TASK BRIEF: Pick out the lines below that contain the string "this" and copy them all.

Collection entries:
== == ==

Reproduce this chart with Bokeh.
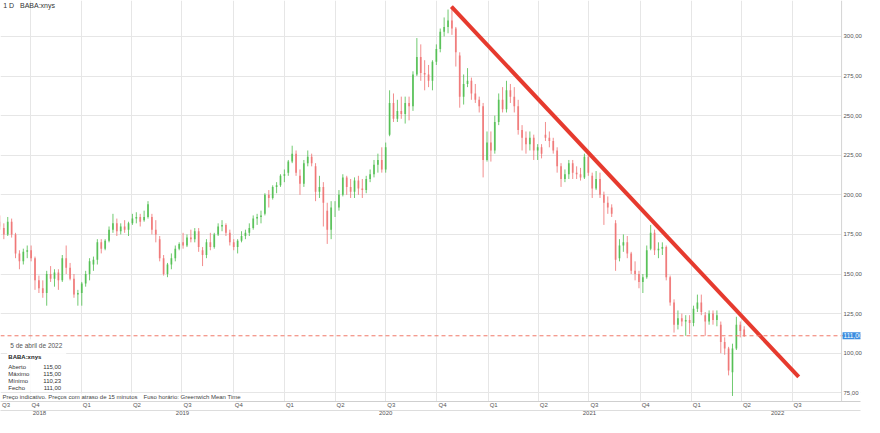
import pandas as pd
from bokeh.plotting import figure
from bokeh.models import (ColumnDataSource, Range1d, LinearAxis, FixedTicker, Span, Label,
                          BoxAnnotation, Grid, CustomJSTickFormatter)
from bokeh.embed import file_html
from bokeh.resources import INLINE

# ---------------- data (weekly candles) ----------------
week_start = pd.date_range("2018-08-06", "2022-04-04", freq="W-MON")

opens = [
    183, 179, 175, 183,                 # 2018 Aug
    175, 163, 158, 164,                 # Sep
    165, 160, 146, 141, 138,            # Oct
    150, 147, 151, 146,                 # Nov
    160, 154, 147, 137, 138,            # Dec
    144, 150, 156, 159,                 # 2019 Jan
    170, 166, 171, 178,                 # Feb
    182, 177, 180, 178,                 # Mar
    182, 185, 186, 184, 186,            # Apr
    186, 178, 172, 160,                 # May
    150, 156, 160, 166,                 # Jun
    170, 168, 173, 172, 177,            # Jul
    165, 162, 170, 167,                 # Aug
    175, 180, 181, 176, 170,            # Sep
    167, 171, 174, 176,                 # Oct
    179, 185, 186, 188,                 # Nov
    200, 198, 205, 206, 212,            # Dec
    214, 221, 226, 212,                 # 2020 Jan
    207, 220, 224, 218,                 # Feb
    202, 205, 190, 178, 192,            # Mar
    192, 200, 211, 205,                 # Apr
    202, 209, 204, 203,                 # May
    210, 213, 219, 222, 216,            # Jun
    238, 258, 248, 253,                 # Jul
    251, 258, 256, 276, 287,            # Aug
    277, 276, 272, 284,                 # Sep
    292, 303, 306, 310,                 # Oct
    305, 288, 262, 270, 272,            # Nov
    264, 260, 256, 222,                 # Dec
    233, 228, 246, 260,                 # 2021 Jan
    254, 266, 262, 256,                 # Feb
    241, 236, 232, 236, 228,            # Mar
    230, 238, 236, 234,                 # Apr
    228, 218, 210, 213, 220,            # May
    214, 213, 211, 224,                 # Jun
    212, 204, 210, 200,                 # Jul
    195, 192, 182, 160, 168,            # Aug
    170, 163, 152, 150,                 # Sep
    145, 148, 166, 176,                 # Oct
    165, 166, 167, 148, 132,            # Nov
    118, 122, 120, 121,                 # Dec
    119, 128, 132, 124, 120,            # 2022 Jan
    125, 121, 118, 107,                 # Feb
    103, 88, 103, 118,                  # Mar
    115,                                # Apr
]
highs = [
    187, 182, 186, 185,
    176, 165, 166, 168,
    168, 161, 149, 146, 152,
    155, 153, 153, 162,
    168, 157, 150, 140, 145,
    152, 160, 161, 172,
    172, 172, 180, 188,
    185, 182, 184, 183,
    188, 189, 188, 190, 196,
    188, 184, 174, 162,
    157, 163, 168, 170,
    176, 175, 178, 179, 179,
    167, 172, 176, 176,
    182, 184, 182, 178, 172,
    172, 177, 178, 182,
    187, 188, 190, 201,
    203, 206, 208, 213, 216,
    222, 231, 228, 216,
    222, 228, 226, 220,
    212, 208, 195, 196, 196,
    203, 213, 212, 210,
    211, 212, 210, 212,
    216, 222, 226, 230, 233,
    266, 264, 260, 262,
    262, 262, 278, 299, 295,
    285, 282, 285, 295,
    305, 312, 317, 319,
    306, 290, 276, 280, 274,
    270, 262, 258, 240,
    240, 250, 264, 268,
    272, 270, 268, 260,
    244, 240, 240, 238, 232,
    232, 246, 240, 236,
    230, 220, 216, 222, 222,
    218, 217, 226, 226,
    214, 215, 214, 202,
    199, 194, 184, 172, 175,
    174, 164, 158, 152,
    150, 168, 181, 178,
    170, 170, 168, 149, 134,
    127, 125, 124, 124,
    130, 137, 137, 126, 127,
    127, 127, 120, 110,
    104, 106, 123, 120,
    117,
]
lows = [
    178, 172, 174, 173,
    160, 153, 156, 160,
    158, 140, 138, 135, 130,
    145, 142, 140, 145,
    150, 146, 135, 130, 130,
    142, 146, 152, 156,
    163, 165, 170, 176,
    174, 175, 176, 174,
    181, 182, 180, 183, 185,
    175, 170, 158, 149,
    148, 153, 158, 165,
    166, 167, 170, 170, 164,
    155, 160, 165, 166,
    174, 177, 174, 168, 165,
    163, 170, 172, 174,
    178, 181, 182, 187,
    192, 197, 201, 205, 208,
    212, 220, 212, 200,
    205, 218, 218, 196,
    198, 180, 169, 172, 186,
    190, 199, 200, 198,
    198, 200, 198, 201,
    208, 211, 214, 214, 214,
    237, 246, 246, 248,
    245, 247, 253, 275, 272,
    266, 268, 266, 282,
    290, 300, 302, 301,
    281, 255, 257, 268, 260,
    258, 252, 211, 221,
    221, 226, 244, 252,
    252, 258, 252, 238,
    228, 226, 228, 222, 222,
    223, 234, 230, 226,
    214, 205, 208, 210, 210,
    210, 209, 210, 212,
    198, 203, 198, 181,
    188, 186, 152, 158, 164,
    160, 150, 146, 141,
    138, 147, 165, 162,
    160, 162, 146, 130, 113,
    115, 117, 111, 112,
    117, 126, 124, 111, 118,
    118, 117, 100, 99,
    86, 73, 102, 110,
    110.23,
]
closes = [
    180, 175, 183, 175,
    163, 158, 164, 165,
    160, 146, 141, 138, 150,
    147, 151, 146, 160,
    154, 147, 137, 138, 144,
    150, 158, 159, 170,
    166, 171, 178, 182,
    177, 180, 178, 182,
    185, 186, 183, 186, 194,
    178, 175, 160, 150,
    156, 160, 166, 169,
    168, 173, 172, 177, 167,
    162, 170, 167, 175,
    180, 181, 176, 170, 167,
    171, 174, 176, 179,
    185, 186, 187, 200,
    198, 205, 206, 212, 213,
    221, 226, 214, 207,
    220, 224, 220, 202,
    205, 195, 178, 192, 192,
    200, 211, 205, 202,
    209, 204, 203, 210,
    213, 219, 222, 216, 230,
    258, 248, 253, 251,
    258, 256, 276, 287, 277,
    276, 272, 284, 292,
    303, 306, 310, 305,
    290, 262, 270, 272, 264,
    260, 256, 222, 233,
    228, 246, 260, 254,
    266, 262, 256, 241,
    236, 232, 236, 228, 230,
    226, 236, 234, 228,
    218, 210, 213, 220, 214,
    213, 211, 224, 214,
    204, 210, 200, 195,
    192, 188, 159, 168, 170,
    163, 152, 150, 145,
    148, 165, 176, 165,
    166, 167, 148, 132, 118,
    122, 120, 121, 119,
    128, 132, 126, 120, 125,
    121, 124, 107, 103,
    89, 103, 118, 114,
    111,
]

trend_dates = ["2020-10-27", "2022-07-13"]
trend_values = [318.8, 85.0]
last_price = 111.0

y_ticks = [75, 100, 125, 150, 175, 200, 225, 250, 275, 300]
quarter_starts = pd.date_range("2018-10-01", "2022-07-01", freq="QS")
year_names = ["2018", "2019", "2020", "2021", "2022"]
year_label_dates = ["2018-10-18", "2019-07-02", "2020-07-01", "2021-07-02", "2022-06-05"]

info_date = "5 de abril de 2022"
info_symbol = "BABA:xnys"
info_names = ["Aberto", "Máximo", "Mínimo", "Fecho"]
info_values = ["115,00", "115,00", "110,23", "111,00"]
note_left = "Preço indicativo. Preços com atraso de 15 minutos"
note_right = "Fuso horário: Greenwich Mean Time"

# ---------------- build ----------------
origin = pd.Timestamp("2018-08-09")
end = pd.Timestamp("2022-09-28")
axis_day = (end - origin).days          # where the price scale starts
W, H = 864, 417
AXIS_PX = 845                           # px position of the price-scale line
x_end = axis_day * W / AXIS_PX
y_lo, y_hi = 69.5, 322.7


def day(d):
    return (pd.Timestamp(d) - origin).days


n = min(len(week_start), len(opens), len(highs), len(lows), len(closes))
df = pd.DataFrame({
    "x": [(w - origin).days + 2 for w in week_start[:n]],
    "open": opens[:n], "high": highs[:n], "low": lows[:n], "close": closes[:n],
})
inc = df["close"] >= df["open"]
up_color = "#4cbd4c"
dn_color = "#ef7070"

FONT = "Liberation Sans"

p = figure(width=W, height=H, x_range=Range1d(0, x_end), y_range=Range1d(y_lo, y_hi),
           x_axis_location=None, y_axis_location=None, output_backend="svg",
           toolbar_location=None, min_border_left=0, min_border_top=0,
           min_border_right=0, min_border_bottom=0)
p.outline_line_color = None
p.background_fill_color = "white"
for g in p.xgrid + p.ygrid:
    g.visible = False

q_ticks = [day(q) for q in quarter_starts]
p.add_layout(Grid(dimension=0, ticker=FixedTicker(ticks=q_ticks), grid_line_color="#e6e6e6"))
p.add_layout(Grid(dimension=1, ticker=FixedTicker(ticks=y_ticks), grid_line_color="#e6e6e6"))
# blank strip behind the price labels
p.add_layout(BoxAnnotation(left=axis_day, fill_color="white", fill_alpha=1.0,
                           line_color=None, level="underlay"))

for mask, col in ((inc, up_color), (~inc, dn_color)):
    src = ColumnDataSource(df[mask])
    p.segment("x", "high", "x", "low", source=src, line_color=col, line_width=1, line_alpha=0.8)
    p.vbar(x="x", width=3.2, top="open", bottom="close", source=src,
           fill_color=col, fill_alpha=0.8, line_color=None)

p.add_layout(Span(location=last_price, dimension="width", line_color="#f07868",
                  line_dash="4 3", line_width=1))
p.add_layout(Span(location=axis_day, dimension="height", line_color="#d4d4d4", line_width=1))

p.line([day(d) for d in trend_dates], trend_values, line_width=4, line_color="#e63a2e")

# right price axis (labels drawn just right of the price-scale line)
yaxis = LinearAxis(ticker=FixedTicker(ticks=y_ticks),
                   formatter=CustomJSTickFormatter(code="return tick.toFixed(2).replace('.', ',');"),
                   axis_line_color=None, major_tick_line_color=None,
                   major_tick_out=0, major_tick_in=0, minor_tick_out=0, minor_tick_in=0,
                   minor_tick_line_color=None,
                   major_label_standoff=-17, major_label_text_font=FONT,
                   major_label_text_font_size="6px", major_label_text_color="#555555")
p.add_layout(yaxis, "right")

# quarter row
q_label_ticks = [10] + [day(q) + 10 for q in quarter_starts]
q_labels = ["Q3"] + [f"Q{q.quarter}" for q in quarter_starts]
qaxis = LinearAxis(ticker=FixedTicker(ticks=q_label_ticks),
                   major_label_overrides={t: l for t, l in zip(q_label_ticks, q_labels)},
                   axis_line_color="#cfcfcf", major_tick_line_color=None,
                   major_tick_out=0, major_tick_in=0, minor_tick_out=0, minor_tick_in=0,
                   minor_tick_line_color=None, major_label_standoff=0,
                   major_label_text_font=FONT, major_label_text_font_size="6px",
                   major_label_text_color="#555555")
p.add_layout(qaxis, "below")

# year row
y_label_ticks = [day(d) for d in year_label_dates]
yraxis = LinearAxis(ticker=FixedTicker(ticks=y_label_ticks),
                    major_label_overrides={t: l for t, l in zip(y_label_ticks, year_names)},
                    axis_line_color="#dddddd", major_tick_line_color=None,
                    major_tick_out=0, major_tick_in=0, minor_tick_out=0, minor_tick_in=0,
                    minor_tick_line_color=None, major_label_standoff=0,
                    major_label_text_font=FONT, major_label_text_font_size="6px",
                    major_label_text_color="#555555")
p.add_layout(yraxis, "below")

# last price tag on the price scale
p.add_layout(Label(x=axis_day, y=last_price, x_offset=1, text="111,00",
                   text_font=FONT, text_font_size="6.5px", text_color="white",
                   text_baseline="middle", text_align="left", padding=1,
                   background_fill_color="#3b8de0"))

# title
p.add_layout(Label(x=5, y=319.6, text="1 D", text_font=FONT, text_font_size="7px",
                   text_color="#333333", text_baseline="middle"))
p.add_layout(Label(x=35, y=319.6, text="BABA:xnys", text_font=FONT, text_font_size="7px",
                   text_color="#333333", text_baseline="middle"))

# info box
p.add_layout(BoxAnnotation(left=12, right=118, bottom=75.8, top=108.8, fill_color="white",
                           fill_alpha=0.85, line_color=None))
p.add_layout(BoxAnnotation(left=0, right=423, bottom=y_lo, top=74.6, fill_color="white",
                           fill_alpha=0.85, line_color=None))
p.add_layout(Label(x=17.6, y=104.6, text=info_date, text_font=FONT, text_font_size="6.5px",
                   text_color="#555555", text_baseline="middle"))
p.add_layout(Label(x=14, y=97.7, text=info_symbol, text_font=FONT, text_font_size="6px",
                   text_font_style="bold", text_color="#222222", text_baseline="middle"))
row_y = [91.3, 87.0, 82.4, 78.0]
for nm, val, yy in zip(info_names, info_values, row_y):
    p.add_layout(Label(x=14, y=yy, text=nm, text_font=FONT, text_font_size="6px",
                       text_color="#333333", text_baseline="middle"))
    p.add_layout(Label(x=109, y=yy, text=val, text_font=FONT, text_font_size="6px",
                       text_color="#333333", text_baseline="middle", text_align="right"))
p.add_layout(Label(x=3.5, y=72.3, text=note_left, text_font=FONT, text_font_size="6px",
                   text_color="#444444", text_baseline="middle"))
p.add_layout(Label(x=257, y=72.3, text=note_right, text_font=FONT, text_font_size="6px",
                   text_color="#444444", text_baseline="middle"))

open("out.html", "w").write(file_html(p, INLINE))
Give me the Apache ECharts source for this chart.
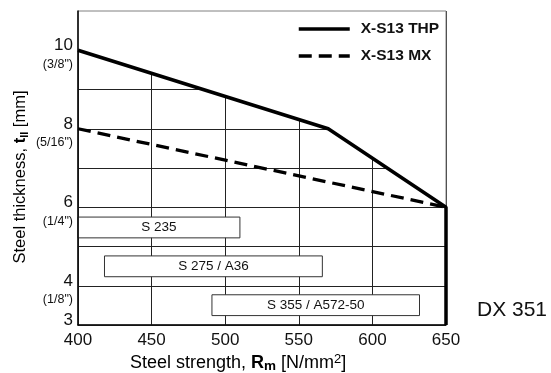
<!DOCTYPE html>
<html><head><meta charset="utf-8">
<script src="https://cdn.jsdelivr.net/npm/echarts@6/dist/echarts.min.js"></script>
<style>html,body{margin:0;padding:0;background:#fff}#c{width:551px;height:373px}</style>
</head><body><div id="c"></div>
<script>
// ---- data ----
const strengthTicks = [400, 450, 500, 550, 600, 650];
const thicknessTicks = [3, 4, 6, 8, 10];
const thicknessInchLabels = ['', '(1/8")', '(1/4")', '(5/16")', '(3/8")'];
const thpStrength = [400, 570, 650, 650];
const thpThickness = [10, 8, 6, 3];
const mxStrength = [400, 650];
const mxThickness = [8, 6];
const boxLabels = ['S 235', 'S 275 / A36', 'S 355 / A572-50'];
const boxStrengthFrom = [400, 418, 491];
const boxStrengthTo = [510, 566, 632];
const boxThickLow = [5.22, 4.23, 3.24];
const boxThickHigh = [5.75, 4.76, 3.77];
const seriesNames = ['X-S13 THP', 'X-S13 MX'];

const NARROW = '"Liberation Sans Narrow","Arial Narrow","Liberation Sans",Arial,sans-serif';
const REG = '"Liberation Sans",Arial,Helvetica,sans-serif';

const thpData = thpStrength.map((x, i) => [x, thpThickness[i]]);
const coverData = thpData.slice(0, 3);
const mxData = mxStrength.map((x, i) => [x, mxThickness[i]]);
const boxData = boxLabels.map((l, i) => [boxStrengthFrom[i], boxStrengthTo[i], boxThickLow[i], boxThickHigh[i]]);

const chart = echarts.init(document.getElementById('c'), null, {renderer: 'canvas'});
chart.setOption({
  animation: false,
  backgroundColor: '#fff',
  grid: {left: 78, right: 105, top: 11, bottom: 48, show: true, borderColor: '#808080', borderWidth: 1, backgroundColor: 'transparent', z: 3},
  legend: {
    data: seriesNames, orient: 'vertical', left: 292, top: 16,
    itemWidth: 51, itemHeight: 14, itemGap: 11,
    itemStyle: {opacity: 0},
    lineStyle: {width: 3.5, color: '#000'},
    textStyle: {fontFamily: REG, fontSize: 15.5, fontWeight: 'bold', color: '#111', padding: [0, 0, 0, 6], lineHeight: 14}
  },
  xAxis: [
    {type: 'value', position: 'bottom', min: 400, max: 650, interval: 50, z: 4,
      axisLine: {show: true, lineStyle: {color: '#000', width: 1.5}}, axisTick: {show: false},
      splitLine: {show: false},
      axisLabel: {fontFamily: NARROW, fontSize: 17, color: '#111', margin: 7,
        formatter: v => strengthTicks.includes(v) ? String(v) : ''}},
    {type: 'value', position: 'top', min: 400, max: 650, interval: 50, z: 0,
      axisLine: {show: false}, axisTick: {show: false}, axisLabel: {show: false},
      splitLine: {show: true, lineStyle: {color: '#222', width: 1}}}
  ],
  yAxis: [
    {type: 'value', position: 'left', min: 3, max: 11, interval: 1, z: 4,
      axisLine: {show: true, lineStyle: {color: '#000', width: 1.5}}, axisTick: {show: false},
      splitLine: {show: false}, showMinLabel: true,
      axisLabel: {margin: 5, padding: [10, 0, 0, 0], color: '#111',
        formatter: v => {
          const i = thicknessTicks.indexOf(v);
          if (i < 0) return '';
          return '{n|' + v + '}\n{f|' + (thicknessInchLabels[i] || ' ') + '}';
        },
        rich: {
          n: {fontFamily: NARROW, fontSize: 17, lineHeight: 18, align: 'right', color: '#111'},
          f: {fontFamily: NARROW, fontSize: 12.5, lineHeight: 19, align: 'right', color: '#111'}
        }}},
    {type: 'value', position: 'right', min: 3, max: 11, interval: 1, z: 0,
      axisLine: {show: false}, axisTick: {show: false}, axisLabel: {show: false},
      splitLine: {show: true, lineStyle: {color: '#222', width: 1}}}
  ],
  series: [
    {name: 'cover', type: 'line', data: coverData, xAxisIndex: 0, yAxisIndex: 0, symbol: 'none', silent: true, z: 1,
      lineStyle: {width: 0}, areaStyle: {color: '#fff', opacity: 1, origin: 'end'}},
    {name: 'boxes', type: 'custom', data: boxData, xAxisIndex: 0, yAxisIndex: 0, z: 2, encode: {x: [0, 1], y: [2, 3]},
      renderItem: function (params, api) {
        const p0 = api.coord([api.value(0), api.value(3)]);
        const p1 = api.coord([api.value(1), api.value(2)]);
        return {
          type: 'rect',
          shape: {x: p0[0], y: p0[1], width: p1[0] - p0[0], height: p1[1] - p0[1]},
          style: {fill: '#fff', stroke: '#333', lineWidth: 1},
          textContent: {style: {text: boxLabels[params.dataIndex], font: '13.5px ' + NARROW, fill: '#111'}},
          textConfig: {position: 'inside'}
        };
      }},
    {name: seriesNames[0], type: 'line', data: thpData, xAxisIndex: 0, yAxisIndex: 0, symbol: 'none', z: 5, clip: false,
      lineStyle: {color: '#000', width: 3.5}, itemStyle: {color: '#000'}},
    {name: seriesNames[1], type: 'line', data: mxData, xAxisIndex: 0, yAxisIndex: 0, symbol: 'none', z: 5, clip: false,
      lineStyle: {color: '#000', width: 3.3, type: [13, 7]}, itemStyle: {color: '#000'}}
  ],
  graphic: [
    {type: 'text', left: 130, top: 353, z: 10, style: {
      text: '{a|Steel strength, }{b|R}{s|m}{a| [N/mm}{p|2}{a|]}',
      rich: {
        a: {fontFamily: REG, fontSize: 18, lineHeight: 20, color: '#111'},
        b: {fontFamily: REG, fontSize: 18, fontWeight: 'bold', lineHeight: 20, color: '#111'},
        s: {fontFamily: REG, fontSize: 13.5, fontWeight: 'bold', lineHeight: 13, verticalAlign: 'bottom', color: '#111'},
        p: {fontFamily: REG, fontSize: 13, lineHeight: 12, verticalAlign: 'top', color: '#111'}
      }}},
    {type: 'text', x: 20, y: 177, rotation: Math.PI / 2, z: 10, style: {
      text: '{a|Steel thickness, }{b|t}{s|II}{a| [mm]}', align: 'center', verticalAlign: 'middle',
      rich: {
        a: {fontFamily: REG, fontSize: 16.5, lineHeight: 20, color: '#111'},
        b: {fontFamily: REG, fontSize: 16.5, fontWeight: 'bold', lineHeight: 20, color: '#111'},
        s: {fontFamily: REG, fontSize: 11, fontWeight: 'bold', lineHeight: 12, verticalAlign: 'bottom', color: '#111'}
      }}},
    {type: 'text', left: 477, top: 300, z: 10, style: {text: 'DX 351', font: '21px ' + REG, fill: '#111'}}
  ]
});
</script></body></html>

== == ==

FINAL RESULT:
Reproduce this chart with Bokeh.
Give me the Apache ECharts source for this chart.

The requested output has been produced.